▶ REQUIREMENTS:
Starting at the top of the listing, extract every line up to and including the one with "const legendText = pad". Pictures stay out of the copy.

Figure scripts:
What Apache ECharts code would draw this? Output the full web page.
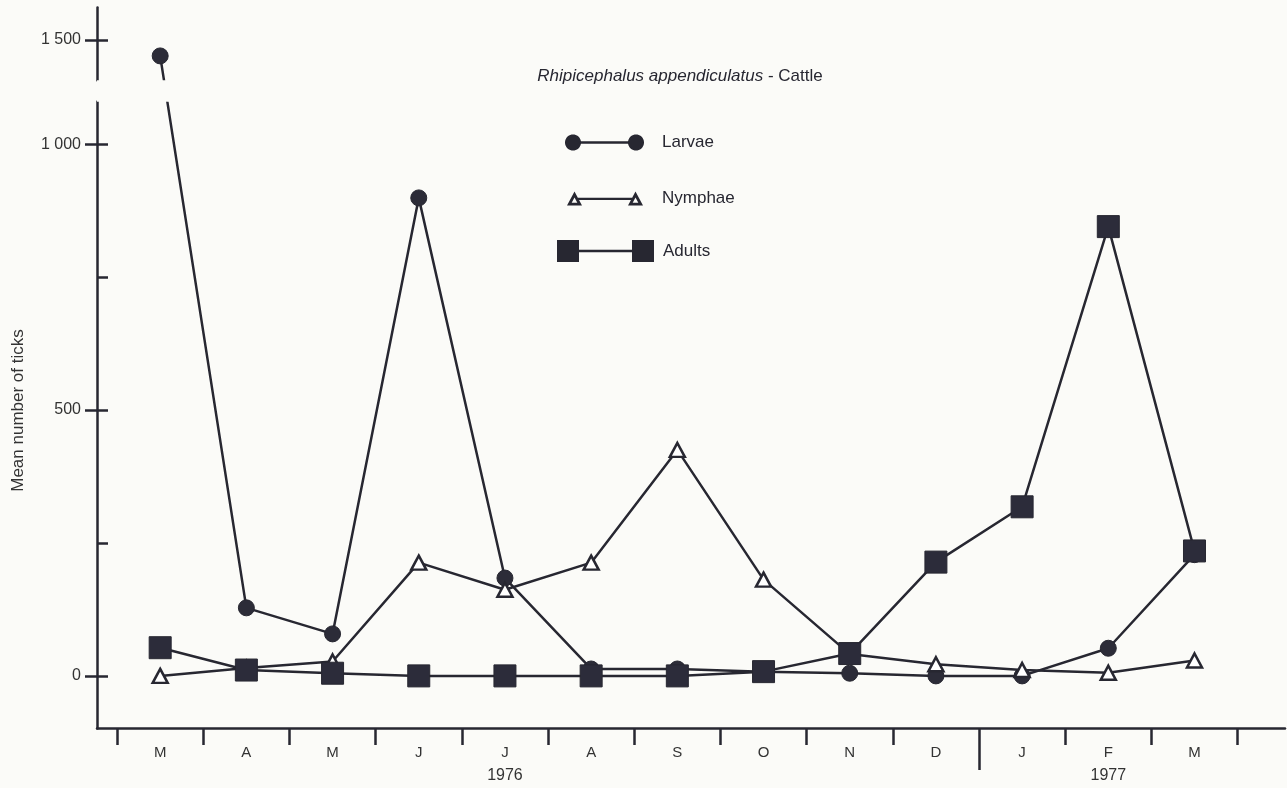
<!DOCTYPE html>
<html>
<head>
<meta charset="utf-8">
<script src="https://cdn.jsdelivr.net/npm/echarts@6/dist/echarts.min.js"></script>
<style>
html,body{margin:0;padding:0;background:#fbfbf8;}
#chart{width:1287px;height:788px;}
</style>
</head>
<body>
<div id="chart"></div>
<script>
// ---- data ----
const months = ['M','A','M','J','J','A','S','O','N','D','J','F','M'];
const years = ['1976','1977'];
const yearPositions = [4, 11];
const larvae  = [1470,128,79,899,184,13,13,8,5,0,0,52,228];
const nymphae = [0,15,27,213,162,213,425,181,41,22,11,6,29];
const adults  = [53,11,5,0,0,0,0,8,42,214,318,845,235];
const yTickValues  = [0,250,500,750,1000,1500];
const yLabelValues = [0,500,1000,1500];
const yLabelText   = ['0','500','1 000','1 500'];

const INK = '#272731';
const BG = '#fbfbf8';
const FONT = 'Liberation Sans, Arial, Helvetica, sans-serif';

const toPairs = arr => arr.map((v,i)=>[i,v]);
const monthTicks = months.map((m,i)=>i-0.5).concat([months.length-0.5]);
const monthIdx = months.map((m,i)=>i);
const xMin = -0.733, xMax = 13.05;
const yMin = -98, yMax = 1562;
const yBreak = [{start:1081, end:1425, gap:40}];
const breakArea = {show:true, itemStyle:{color:BG, borderColor:BG, borderWidth:0, opacity:1}, zigzagAmplitude:0, zigzagZ:10, expandOnClick:false};

// legend icon shapes (symbol-line-symbol)
function circlePath(cx, cy, r){
  let s = '';
  for (let k = 0; k < 36; k++){
    const a = k / 36 * Math.PI * 2;
    s += (k ? ' L' : 'M') + (cx + r*Math.cos(a)).toFixed(2) + ',' + (cy + r*Math.sin(a)).toFixed(2);
  }
  return s + ' Z ';
}
const larvaeIcon = 'path://' + circlePath(8,8,8) + circlePath(71,8,8) + 'M8,6.7 L71,6.7 L71,9.3 L8,9.3 Z';
function triPath(dx){
  return 'M'+dx+',14 L'+(dx+7.5)+',0 L'+(dx+15)+',14 Z M'+(dx+4.68)+',11.2 L'+(dx+10.32)+',11.2 L'+(dx+7.5)+',5.93 Z ';
}
const nymIcon = 'path://' + triPath(0) + triPath(61) + 'M11,6.2 L65,6.2 L65,8.6 L11,8.6 Z';
const adultIcon = 'path://M0,0 L22,0 L22,22 L0,22 Z M75,0 L97,0 L97,22 L75,22 Z M22,9.7 L75,9.7 L75,12.3 L22,12.3 Z';

const legendText = pad => ({fontSize:17, color:INK, fontFamily:FONT, padding:[0,0,0,pad]});

const option = {
  backgroundColor: BG,
  animation: false,
  textStyle: {fontFamily: FONT},
  title: {
    text: '{i|Rhipicephalus appendiculatus} - Cattle',
    left: 680, top: 68, textAlign: 'center', padding: 0, z: 50,
    textStyle: {fontSize:17, fontWeight:'normal', color:INK, fontFamily:FONT,
      rich: {i:{fontStyle:'italic', fontSize:17, color:INK, fontFamily:FONT}}}
  },
  legend: [
    {data:[{name:'Larvae', icon:larvaeIcon, itemStyle:{color:INK, borderWidth:0}}], left:565, top:134, padding:0, itemWidth:79, itemHeight:16, textStyle:legendText(13), selectedMode:false},
    {data:[{name:'Nymphae', icon:nymIcon, itemStyle:{color:INK, borderWidth:0}}], left:567, top:190, padding:0, itemWidth:76, itemHeight:14, textStyle:legendText(14), selectedMode:false},
    {data:[{name:'Adults', icon:adultIcon, itemStyle:{color:INK, borderWidth:0}}], left:557, top:240, padding:0, itemWidth:97, itemHeight:22, textStyle:legendText(4), selectedMode:false}
  ],
  grid: {left:97, right:2, top:7, bottom:60, containLabel:false, outerBoundsMode:'none'},
  xAxis: [
    {type:'value', min:xMin, max:xMax, splitLine:{show:false},
     axisLine:{show:true, onZero:false, lineStyle:{color:INK, width:2.5}},
     axisTick:{show:true, customValues:monthTicks, length:17, lineStyle:{color:INK, width:2.5}},
     axisLabel:{customValues:monthIdx, formatter:v=>months[Math.round(v)], fontSize:15, color:'#333', margin:17, fontFamily:FONT}},
    {type:'value', min:xMin, max:xMax, position:'bottom', splitLine:{show:false},
     axisLine:{show:false, onZero:false},
     axisTick:{show:true, customValues:[9.5], length:42, lineStyle:{color:INK, width:2.5}},
     axisLabel:{customValues:yearPositions, formatter:v=>years[yearPositions.indexOf(Math.round(v))], fontSize:16, color:'#333', margin:40, fontFamily:FONT}}
  ],
  yAxis: [
    {type:'value', min:yMin, max:yMax, breaks:yBreak, breakArea:breakArea, splitLine:{show:false},
     name:'Mean number of ticks', nameLocation:'middle', nameGap:70,
     nameTextStyle:{fontSize:17, color:'#333', fontFamily:FONT, padding:[0,86,0,0]},
     axisLine:{show:true, onZero:false, lineStyle:{color:INK, width:2.5}},
     axisTick:{show:true, inside:true, customValues:yTickValues, length:11, lineStyle:{color:INK, width:2.5}},
     axisLabel:{show:false}},
    {type:'value', min:yMin, max:yMax, breaks:yBreak, breakArea:breakArea, position:'left', offset:0, splitLine:{show:false},
     axisLine:{show:false, onZero:false},
     axisTick:{show:true, customValues:yLabelValues, length:12, lineStyle:{color:INK, width:2.5}},
     axisLabel:{customValues:yLabelValues, formatter:v=>yLabelText[yLabelValues.indexOf(Math.round(v))], fontSize:16, color:'#333', margin:16, fontFamily:FONT}}
  ],
  series: [
    {name:'Larvae', type:'line', data:toPairs(larvae), symbol:'circle', symbolSize:16,
     lineStyle:{color:INK, width:2.5}, itemStyle:{color:'#2c2c38', borderColor:INK, borderWidth:1}, z:3},
    {name:'Nymphae', type:'line', data:toPairs(nymphae), symbol:'triangle', symbolSize:[15,14],
     lineStyle:{color:INK, width:2.5}, itemStyle:{color:'#ffffff', borderColor:INK, borderWidth:2.5}, z:4},
    {name:'Adults', type:'line', data:toPairs(adults), symbol:'rect', symbolSize:22,
     lineStyle:{color:INK, width:2.5}, itemStyle:{color:'#2c2c3a', borderColor:INK, borderWidth:1}, z:5}
  ]
};

const chart = echarts.init(document.getElementById('chart'), null, {renderer:'canvas'});
chart.setOption(option);
</script>
</body>
</html>
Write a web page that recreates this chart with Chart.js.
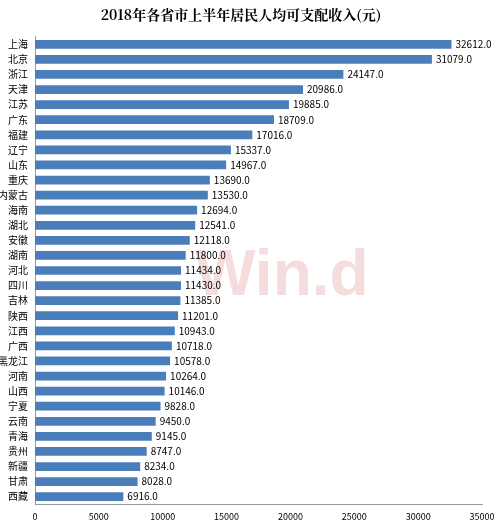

▶ RESULT OF THE TASK:
What Apache ECharts code would draw this? Output the full web page.
<!DOCTYPE html>
<html>
<head>
<meta charset="utf-8">
<script src="https://cdn.jsdelivr.net/npm/echarts@6/dist/echarts.min.js"></script>
<style>
html,body{margin:0;padding:0;background:#fbfbf8;}
#chart{width:1287px;height:788px;}
</style>
</head>
<body>
<div id="chart"></div>
<script>
// ---- data ----
const months = ['M','A','M','J','J','A','S','O','N','D','J','F','M'];
const years = ['1976','1977'];
const yearPositions = [4, 11];
const larvae  = [1470,128,79,899,184,13,13,8,5,0,0,52,228];
const nymphae = [0,15,27,213,162,213,425,181,41,22,11,6,29];
const adults  = [53,11,5,0,0,0,0,8,42,214,318,845,235];
const yTickValues  = [0,250,500,750,1000,1500];
const yLabelValues = [0,500,1000,1500];
const yLabelText   = ['0','500','1 000','1 500'];

const INK = '#272731';
const BG = '#fbfbf8';
const FONT = 'Liberation Sans, Arial, Helvetica, sans-serif';

const toPairs = arr => arr.map((v,i)=>[i,v]);
const monthTicks = months.map((m,i)=>i-0.5).concat([months.length-0.5]);
const monthIdx = months.map((m,i)=>i);
const xMin = -0.733, xMax = 13.05;
const yMin = -98, yMax = 1562;
const yBreak = [{start:1081, end:1425, gap:40}];
const breakArea = {show:true, itemStyle:{color:BG, borderColor:BG, borderWidth:0, opacity:1}, zigzagAmplitude:0, zigzagZ:10, expandOnClick:false};

// legend icon shapes (symbol-line-symbol)
function circlePath(cx, cy, r){
  let s = '';
  for (let k = 0; k < 36; k++){
    const a = k / 36 * Math.PI * 2;
    s += (k ? ' L' : 'M') + (cx + r*Math.cos(a)).toFixed(2) + ',' + (cy + r*Math.sin(a)).toFixed(2);
  }
  return s + ' Z ';
}
const larvaeIcon = 'path://' + circlePath(8,8,8) + circlePath(71,8,8) + 'M8,6.7 L71,6.7 L71,9.3 L8,9.3 Z';
function triPath(dx){
  return 'M'+dx+',14 L'+(dx+7.5)+',0 L'+(dx+15)+',14 Z M'+(dx+4.68)+',11.2 L'+(dx+10.32)+',11.2 L'+(dx+7.5)+',5.93 Z ';
}
const nymIcon = 'path://' + triPath(0) + triPath(61) + 'M11,6.2 L65,6.2 L65,8.6 L11,8.6 Z';
const adultIcon = 'path://M0,0 L22,0 L22,22 L0,22 Z M75,0 L97,0 L97,22 L75,22 Z M22,9.7 L75,9.7 L75,12.3 L22,12.3 Z';

const legendText = pad => ({fontSize:17, color:INK, fontFamily:FONT, padding:[0,0,0,pad]});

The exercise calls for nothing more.